There is a "search indexes" folder in the system\search indexes folder path that, one assumes, keeps track of searching done on the device. I bought a wine book that I did a search for the word "Pinotage" (Sigh. Yes, add "wine geek" to my list of vices...) and I used that as a keyword for a search...and came up with nothing eventful. There were about 20 hits on the word, but all of them in the context of other words in that alphabetical range so nothing that would show that I searched for that word.

You'll find a lot of indexed words in the system\search indexes\Index.db What I'm seeing already is that there are three bytes before each word that are clearly meaningful. For example, the word "pinewood" is preceded by 0x740008. So what we have is the word "pinetorch" and then 0x740008 and then the word "Pinewood". I don't know what the 0x74 means or if it's associated with the word "pinetorch" or "pinewood", but the 0x08 is the length of the pinewood entry. It's probable that this length indicator actually uses two bytes which would make 0x0008 the bytes that indicate length. I'm seeing this behavior consistently in this index file where a word is preceded by byte(s) whose hex value correlates with the length of the word that comes after the byte(s). Interestingly, I'll see a block of words pretty close together and then one word will end with 0x7A instead of 0x74 and then there won't be anymore words until a new block starts again about 900 or so bytes later. Towards the end of this file, there is a listing of the books on the Kindle and the paths to their associated files.

There is also a reader preferences file in the system\com.amazon.ebook.booklet.reader\reader.pref location. It has a clear text time stamp that appears to correlate with the last time I used the Kindle. It also declares what preferences I'm using for a dictionary, the type of justification I'm using and the last book I read.

There's a white paper in here for someone somewhere.


  1. I'm not sure what the limitations are on sharing documents with the Kindle, but I could envision it being likened to a mass storage device. Who's to say that someone couldn't store proprietary info on it, or other files that could be considered contraband. Additionally, it seems like electronic data could be transported rather inconspicuously given that, to most people, it's just a book.

    So do you prefer the Kindle to traditional books from a reader's standpoint?

  2. Thanks for the comment, Crosser!

    The AZW format has some sort of DRM baked into it to prevent sharing.
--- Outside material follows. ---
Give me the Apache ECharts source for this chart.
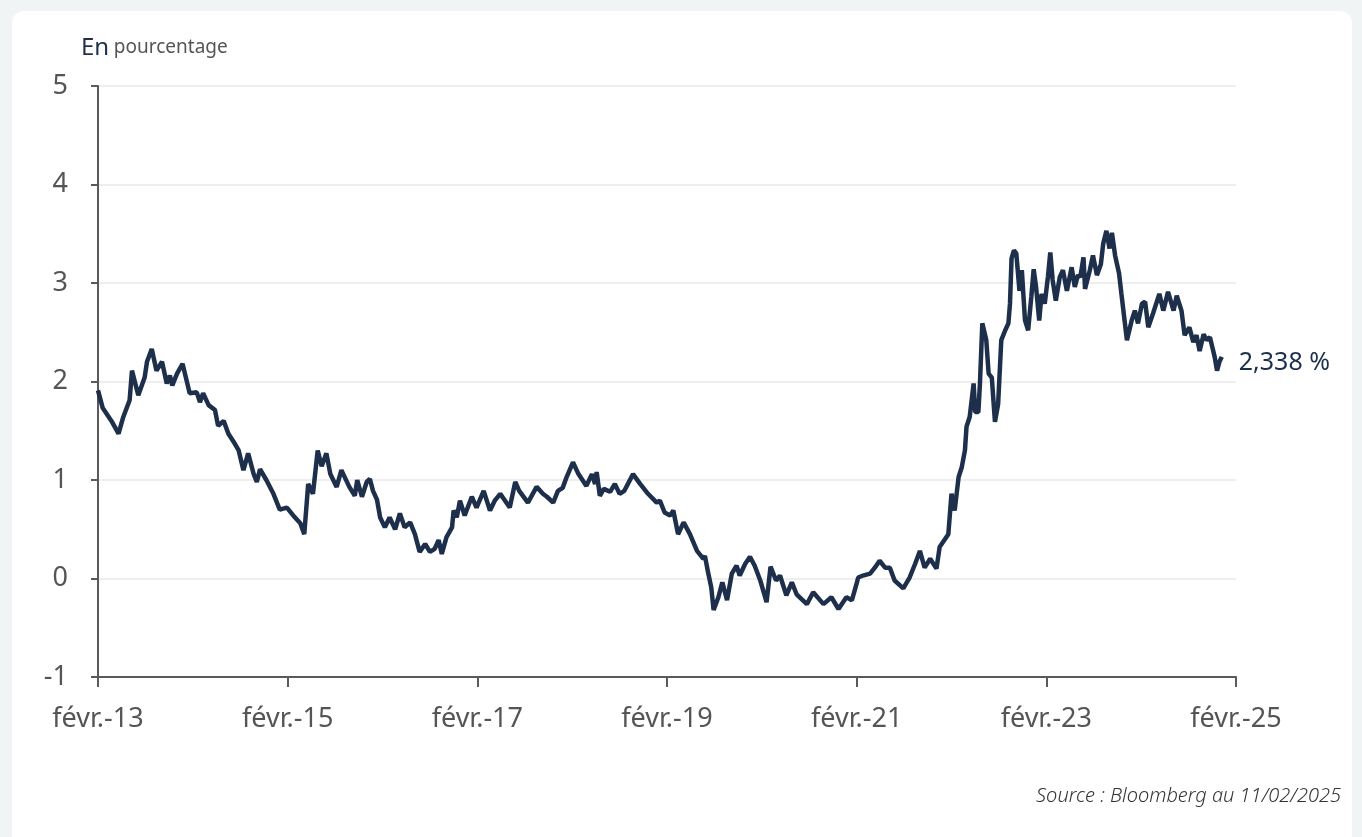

What I'm *guessing* is the case is that when you order a book from Amazon, the AZW file is embedded with your Amazon account ID which only allows that ID to use the content.

    You're spot on about Kindle being essentially just another USB storage device when connected to a computer. 1.5GB can store a lot of documents.

    I do prefer Kindle eBooks to physical books. However, in some cases, like something that is going to be heavily graphic in nature, I'll still probably opt for a physical book. I'll also continue to buy the physical version of a book when I won't be able to get a Kindle version in a timely manner. For example, I'm not waiting a year to buy Harlan's next book.

  3. Interesting. I came here trying to reverse engineer 2.5's Collections, and discovered instead what a USB Write Blocker is. So I assume the Kindle software wants to write to this file userannotlog, which I don't see otherwise, and your device stops the write?

    I see that Index.db is not what I thought it was. Interesting.

    So what I'm trying to figure out is collections. The only interface I have to collections is on the Kindle, and with over 1000 pdf documents, I'm not going to go through adding them one by one.

    Kindle creates a collections.json file (in javascript object notation) that lists the collection and which items are in it. It's visible without using a USB write blocker.

    Unfortunately it uses a 40-byte hash value, and I'm having trouble figuring out where that comes from. I've tried SHA1 on the file contents, the title of the file, and the full path to the file, but it doesn't match. Any ideas?

  4. Thanks for dropping by and commenting. What write blockers do whether they are software or hardware based is to prevent any writes from occurring to the target device when an examiner is making an image.

    I normally favor using hardware write blocking devices as a first choice, but there is a time and a place for write blocking via software methods.

    By reading what I posted, you now know all that I know when it comes to Kindle forensics. I don't think I'll find time to return to the issue in the near to mid future which is one of the reasons I created the blog post. I figured someone else might be working on it or it might inspire someone else to dig deeper.

  5. Thank you for the article. For the anonymous post above regarding reverse engineering collections. I'm in exactly the same boat as you. I found this article about the DX which is helpful, but it claims the hash is SHA-1 and is the document path relative to /mnt/us/documents. I've tried a relative path from my usb-mounted Kindle "documents" directory, but SHA-1 does not yield the same hash. I'm still looking into how to decode it.

  6. I have filled my kindle with many many books some of which I have read completely, some partially and some not at all. They are all jumbled together making it hard to find a book that I havent finished yet as this involves opening them individually.
    Where is the "furthest" read location data stored and also the location of the maximum length? If I could access these in a table for all the books it would make life much easier.

  7. Further question, please could you tell me how you manged to read what is in the index.db and other files. I have tried MS Access and am hoping to get to grips with PHP.
    I think if I can open some of the Kindle system files they amy contain the data I am looking for.

  8. I wish I could answer your first question, but pretty much everything I know about Kindle forensics was contained in the blog posts that I did on this subject. I haven't had time to revisit the topic for a more extensive review.

    I did the examination using EnCase, but you might be able to do some basic work using Access Data's FTK Imager tool which is a free download from Access Data's website.